[Figure scripts]
— Start —

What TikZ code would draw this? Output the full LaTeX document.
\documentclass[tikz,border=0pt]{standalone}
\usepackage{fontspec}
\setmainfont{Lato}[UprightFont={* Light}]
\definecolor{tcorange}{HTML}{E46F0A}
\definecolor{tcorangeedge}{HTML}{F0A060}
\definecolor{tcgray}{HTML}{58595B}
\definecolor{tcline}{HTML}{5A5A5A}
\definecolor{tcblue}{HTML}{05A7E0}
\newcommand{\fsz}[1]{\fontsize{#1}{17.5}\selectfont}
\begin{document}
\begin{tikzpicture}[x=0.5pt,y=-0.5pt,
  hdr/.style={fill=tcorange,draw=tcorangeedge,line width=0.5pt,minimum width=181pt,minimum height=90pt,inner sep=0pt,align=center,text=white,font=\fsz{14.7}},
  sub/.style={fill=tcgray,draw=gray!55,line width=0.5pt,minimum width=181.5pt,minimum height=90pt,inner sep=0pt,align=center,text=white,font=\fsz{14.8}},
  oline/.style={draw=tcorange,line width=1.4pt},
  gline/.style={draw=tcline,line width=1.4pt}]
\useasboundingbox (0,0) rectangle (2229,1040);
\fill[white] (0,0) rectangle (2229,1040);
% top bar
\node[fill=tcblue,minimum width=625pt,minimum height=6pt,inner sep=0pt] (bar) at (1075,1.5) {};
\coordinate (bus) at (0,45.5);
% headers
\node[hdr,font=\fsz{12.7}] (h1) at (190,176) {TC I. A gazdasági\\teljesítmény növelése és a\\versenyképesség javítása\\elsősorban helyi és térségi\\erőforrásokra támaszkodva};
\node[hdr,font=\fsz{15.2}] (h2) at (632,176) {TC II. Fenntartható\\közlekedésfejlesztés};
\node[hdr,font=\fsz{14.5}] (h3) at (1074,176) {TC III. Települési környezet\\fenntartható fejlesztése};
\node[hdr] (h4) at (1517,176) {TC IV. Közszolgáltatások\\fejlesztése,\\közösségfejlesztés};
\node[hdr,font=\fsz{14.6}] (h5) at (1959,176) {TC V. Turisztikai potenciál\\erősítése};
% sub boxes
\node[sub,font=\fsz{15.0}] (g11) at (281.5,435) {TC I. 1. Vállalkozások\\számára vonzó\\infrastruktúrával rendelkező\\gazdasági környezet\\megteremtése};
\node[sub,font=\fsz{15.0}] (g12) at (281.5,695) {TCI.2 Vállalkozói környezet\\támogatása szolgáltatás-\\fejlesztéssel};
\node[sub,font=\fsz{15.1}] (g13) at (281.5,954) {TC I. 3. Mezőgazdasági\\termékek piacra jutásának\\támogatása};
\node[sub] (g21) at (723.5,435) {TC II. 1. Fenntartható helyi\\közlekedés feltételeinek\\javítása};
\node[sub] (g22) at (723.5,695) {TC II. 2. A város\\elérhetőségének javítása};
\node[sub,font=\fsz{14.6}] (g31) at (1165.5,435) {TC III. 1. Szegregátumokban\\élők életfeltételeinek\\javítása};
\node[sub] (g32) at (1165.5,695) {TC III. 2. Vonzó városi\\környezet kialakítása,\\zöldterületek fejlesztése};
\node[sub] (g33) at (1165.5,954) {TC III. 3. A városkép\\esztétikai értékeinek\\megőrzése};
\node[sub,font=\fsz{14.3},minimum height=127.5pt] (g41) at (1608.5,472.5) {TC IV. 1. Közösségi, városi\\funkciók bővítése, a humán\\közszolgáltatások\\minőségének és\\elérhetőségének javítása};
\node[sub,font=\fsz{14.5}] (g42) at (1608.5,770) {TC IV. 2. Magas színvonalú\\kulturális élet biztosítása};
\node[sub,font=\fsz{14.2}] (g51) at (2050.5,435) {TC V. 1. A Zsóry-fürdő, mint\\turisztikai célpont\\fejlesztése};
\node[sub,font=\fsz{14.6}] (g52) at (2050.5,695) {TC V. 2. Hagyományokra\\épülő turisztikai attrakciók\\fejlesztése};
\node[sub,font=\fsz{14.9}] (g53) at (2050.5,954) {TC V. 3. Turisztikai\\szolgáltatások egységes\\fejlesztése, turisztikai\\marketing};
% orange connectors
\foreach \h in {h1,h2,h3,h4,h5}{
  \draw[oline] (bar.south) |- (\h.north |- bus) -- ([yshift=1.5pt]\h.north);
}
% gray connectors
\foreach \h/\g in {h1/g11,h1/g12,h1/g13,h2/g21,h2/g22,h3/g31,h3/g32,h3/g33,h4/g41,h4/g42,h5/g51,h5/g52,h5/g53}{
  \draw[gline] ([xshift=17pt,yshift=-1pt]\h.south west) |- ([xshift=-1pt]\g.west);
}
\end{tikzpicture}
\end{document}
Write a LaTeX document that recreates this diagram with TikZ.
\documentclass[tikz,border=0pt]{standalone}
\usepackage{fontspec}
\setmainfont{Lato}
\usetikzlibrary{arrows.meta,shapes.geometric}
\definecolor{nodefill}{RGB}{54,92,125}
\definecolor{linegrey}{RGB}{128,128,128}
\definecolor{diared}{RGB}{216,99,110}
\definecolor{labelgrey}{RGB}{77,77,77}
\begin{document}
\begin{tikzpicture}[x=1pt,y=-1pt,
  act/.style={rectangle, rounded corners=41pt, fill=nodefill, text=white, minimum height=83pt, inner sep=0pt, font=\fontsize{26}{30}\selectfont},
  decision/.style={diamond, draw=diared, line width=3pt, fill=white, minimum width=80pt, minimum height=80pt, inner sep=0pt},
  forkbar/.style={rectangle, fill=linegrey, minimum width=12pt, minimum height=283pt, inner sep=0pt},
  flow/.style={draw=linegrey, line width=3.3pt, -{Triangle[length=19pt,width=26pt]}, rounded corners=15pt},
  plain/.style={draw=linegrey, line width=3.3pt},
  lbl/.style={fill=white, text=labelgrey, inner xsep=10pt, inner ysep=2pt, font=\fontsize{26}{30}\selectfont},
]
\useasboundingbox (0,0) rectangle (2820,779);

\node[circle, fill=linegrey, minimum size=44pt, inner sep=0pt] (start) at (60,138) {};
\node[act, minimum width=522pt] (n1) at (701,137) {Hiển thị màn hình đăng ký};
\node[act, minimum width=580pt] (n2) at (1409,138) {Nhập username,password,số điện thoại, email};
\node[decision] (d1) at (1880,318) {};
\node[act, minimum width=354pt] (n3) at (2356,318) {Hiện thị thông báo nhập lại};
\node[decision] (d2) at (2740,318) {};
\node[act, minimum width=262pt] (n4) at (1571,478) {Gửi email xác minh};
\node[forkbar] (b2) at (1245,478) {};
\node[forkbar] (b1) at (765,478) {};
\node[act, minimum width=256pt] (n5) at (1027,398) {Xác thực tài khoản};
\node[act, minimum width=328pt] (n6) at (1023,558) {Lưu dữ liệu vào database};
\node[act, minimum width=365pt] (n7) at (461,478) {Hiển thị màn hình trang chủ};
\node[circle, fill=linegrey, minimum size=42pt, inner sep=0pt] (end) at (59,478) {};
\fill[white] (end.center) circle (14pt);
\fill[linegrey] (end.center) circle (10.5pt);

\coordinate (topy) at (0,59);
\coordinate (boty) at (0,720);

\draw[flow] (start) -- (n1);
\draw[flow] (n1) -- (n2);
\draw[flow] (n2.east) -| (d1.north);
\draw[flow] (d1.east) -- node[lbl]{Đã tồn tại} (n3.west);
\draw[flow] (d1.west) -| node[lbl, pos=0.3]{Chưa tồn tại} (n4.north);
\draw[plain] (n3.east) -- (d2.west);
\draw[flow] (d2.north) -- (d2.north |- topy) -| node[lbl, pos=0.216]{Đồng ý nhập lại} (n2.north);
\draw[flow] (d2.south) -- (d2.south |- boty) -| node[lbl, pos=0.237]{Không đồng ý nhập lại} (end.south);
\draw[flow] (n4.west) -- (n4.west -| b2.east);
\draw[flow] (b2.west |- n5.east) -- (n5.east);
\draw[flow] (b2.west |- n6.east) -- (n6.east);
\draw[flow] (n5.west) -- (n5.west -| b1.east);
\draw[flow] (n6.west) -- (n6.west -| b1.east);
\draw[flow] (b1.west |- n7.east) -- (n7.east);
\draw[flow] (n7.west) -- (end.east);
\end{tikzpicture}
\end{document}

— End —

What is expected – Above are some lines. Repeat exactly, and only, those from the line that has "Write a LaTeX" through the line that has "(0,0) rectangle (2820,779);".

Response to this task –
Write a LaTeX document that recreates this diagram with TikZ.
\documentclass[tikz,border=0pt]{standalone}
\usepackage{fontspec}
\setmainfont{Lato}
\usetikzlibrary{arrows.meta,shapes.geometric}
\definecolor{nodefill}{RGB}{54,92,125}
\definecolor{linegrey}{RGB}{128,128,128}
\definecolor{diared}{RGB}{216,99,110}
\definecolor{labelgrey}{RGB}{77,77,77}
\begin{document}
\begin{tikzpicture}[x=1pt,y=-1pt,
  act/.style={rectangle, rounded corners=41pt, fill=nodefill, text=white, minimum height=83pt, inner sep=0pt, font=\fontsize{26}{30}\selectfont},
  decision/.style={diamond, draw=diared, line width=3pt, fill=white, minimum width=80pt, minimum height=80pt, inner sep=0pt},
  forkbar/.style={rectangle, fill=linegrey, minimum width=12pt, minimum height=283pt, inner sep=0pt},
  flow/.style={draw=linegrey, line width=3.3pt, -{Triangle[length=19pt,width=26pt]}, rounded corners=15pt},
  plain/.style={draw=linegrey, line width=3.3pt},
  lbl/.style={fill=white, text=labelgrey, inner xsep=10pt, inner ysep=2pt, font=\fontsize{26}{30}\selectfont},
]
\useasboundingbox (0,0) rectangle (2820,779);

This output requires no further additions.